A recent paper on arXiv by mathematician, David Richeson, of Dickinson College (Carlisle, PA) examines the interesting early history of the ratio of the circumference C of a circle to its diameter D.[1] Today, we know quite a lot about this ratio, pi (π), but in the early history of geometry, this ratio had the amorphous character of a leap year birthday, existing in one sense, but not in another.

Richeson presents evidence that Archimedes (287-212 BC) should be credited with the observation that the ratio of the circumference of a circle to its diameter is a constant that's the same for all circles, large and small. This idea seems intuitive to the modern, mathematical mind, but early geometers had a problem because they couldn't pin a number on it. In the twenty centuries between Archimedes to Descartes, mathematicians believed that it was impossible to find the ratio of a curved line to a straight line. So, how could there be a ratio describing all things circular, when the ratio is impossible to know? Euclid and Archimedes

Euclid (left), in a portrait by 17th century painter, Antonio Cifrondi; and, Archimedes (right). (Source images, left and right, via Via Wikimedia Commons)

The ancient scholars were concerned about claiming the existence of something so fundamentally mysterious; that is, you claim to have a ratio, but you can't describe what that ratio is. In modern terms, this problem could be framed in the context of the synthetic a priori.

Aristotle (384-322 BC), whose authority in all things scientific was essentially unquestioned until a few centuries ago, stated explicitly that you can't discuss this ratio. His reasoning followed from the presumed impossibility of comparing the lengths of curves and straight lines.

Euclid (~300 BC), demonstrated in his Elements that (A/r2), where A is the area of a circle of radius r, is a constant, but he didn't write about (C/D) being constant. Although Archimedes proved that a circle's area is (1/2)(C)(r), he didn't write explicitly about C/D being a constant. This conclusion, however, is implicit in his estimate of the C/D ratio, as discussed below.

Archimedes polygon method for pi

Archimedes' polygon method for estimating the ratio of the circumference to the diameter of a circle.

For inscribed and circumscribed hexagons, we get 3 ≤ π ≤ 3.464. Archimedes used 96-sided polygons to get
(223/71) ≤ π ≤ (22/7).

(Illustration by the author using Inkscape.)

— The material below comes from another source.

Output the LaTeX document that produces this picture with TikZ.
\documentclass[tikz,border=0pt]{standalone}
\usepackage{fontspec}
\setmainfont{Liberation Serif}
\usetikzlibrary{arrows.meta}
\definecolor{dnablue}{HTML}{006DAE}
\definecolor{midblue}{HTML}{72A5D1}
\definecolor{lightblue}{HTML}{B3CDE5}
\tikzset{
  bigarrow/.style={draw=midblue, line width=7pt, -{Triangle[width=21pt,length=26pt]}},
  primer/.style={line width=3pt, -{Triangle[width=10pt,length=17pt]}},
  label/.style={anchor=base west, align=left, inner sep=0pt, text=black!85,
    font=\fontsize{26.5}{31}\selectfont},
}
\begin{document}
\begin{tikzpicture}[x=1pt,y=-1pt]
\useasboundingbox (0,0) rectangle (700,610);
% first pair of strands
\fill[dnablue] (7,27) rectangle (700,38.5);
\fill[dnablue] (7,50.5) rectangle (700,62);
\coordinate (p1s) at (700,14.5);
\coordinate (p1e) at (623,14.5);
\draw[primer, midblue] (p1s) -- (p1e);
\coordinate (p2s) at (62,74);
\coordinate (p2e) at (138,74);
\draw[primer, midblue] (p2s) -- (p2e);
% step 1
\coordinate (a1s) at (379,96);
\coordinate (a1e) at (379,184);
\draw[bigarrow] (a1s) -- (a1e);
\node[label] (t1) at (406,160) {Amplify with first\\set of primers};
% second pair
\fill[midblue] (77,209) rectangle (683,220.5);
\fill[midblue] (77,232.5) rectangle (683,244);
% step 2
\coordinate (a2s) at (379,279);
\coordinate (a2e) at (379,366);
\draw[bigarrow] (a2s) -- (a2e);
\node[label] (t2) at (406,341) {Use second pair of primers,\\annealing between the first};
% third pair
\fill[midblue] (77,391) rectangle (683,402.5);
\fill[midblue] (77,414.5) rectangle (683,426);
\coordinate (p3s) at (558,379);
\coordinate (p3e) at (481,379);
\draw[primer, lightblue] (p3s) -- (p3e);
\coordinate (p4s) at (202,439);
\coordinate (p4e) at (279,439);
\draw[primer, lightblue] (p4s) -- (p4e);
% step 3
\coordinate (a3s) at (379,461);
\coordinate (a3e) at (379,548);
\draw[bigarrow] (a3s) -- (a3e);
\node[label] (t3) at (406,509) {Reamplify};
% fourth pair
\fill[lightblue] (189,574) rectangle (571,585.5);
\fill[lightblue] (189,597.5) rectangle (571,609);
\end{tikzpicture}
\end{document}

The figure, above, demonstrates Archimedes' now familiar polygon method for estimating the ratio of the circumference to the diameter of a circle. He reasoned that a polygon inscribed in a circle would always have a smaller perimeter than circle's circumference; and, a circumscribed polygon would have a larger perimeter. Calculating for a polygon with 96 sides allowed the following estimate:
(223/71) ≤ π ≤ (22/7)
This places the value of pi between 3.14085 and 3.14286. If we average these, we get 3.141855, which is within a hundredth of a percent of the value of pi.

Richeson writes that an important part of Archimedes' method is that it involves straight lines, only. We now treat curves like strings that can be straightened into lines, and teachers often demonstrate the approximate value of pi by wrapping a string around a disk, and then unwrapping it against a ruler. Ancient geometers, perhaps thinking more mechanically than analytically, thought that curves and lines were fundamentally different. Archimedes' method was successful, since it wasn't based on any processing of curves.

Not really defining pi, but talking around it, Archimedes showed that the circle and sphere constants were related; viz.,
π = (C/D) = (A/r2) = (6V/D3) = (1/4)(S/r2)
in which A is the area of a circle, V is the volume of a sphere, and S is the surface area of a sphere.

Archimedes had so much pride in the result of his investigation, "On the Sphere and Cylinder" (~225 BC), that he asked that it be placed on his grave marker. He proved that when a sphere is circumscribed by a cylinder, the volume and surface area of the sphere are each two-thirds those of the cylinder. Two centuries later, the Roman orator, Cicero, discovered the tomb, hidden by an overgrowth of vegetation.

A sphere inscribed in a cylinder (Archimedes Tomb)

A sphere inscribed in a cylinder, the supposed inscription at Archimedes' Tomb.

Archimedes showed that the volume and surface area of the inscribed sphere are each two-thirds those of the cylinder.

This was quite a feat in the days before calculus.

(Illustration by the author using Inkscape.)


  1. David Richeson, "Circular reasoning: who first proved that C/d is a constant?" arXiv Preprint Server, March 14, 2013.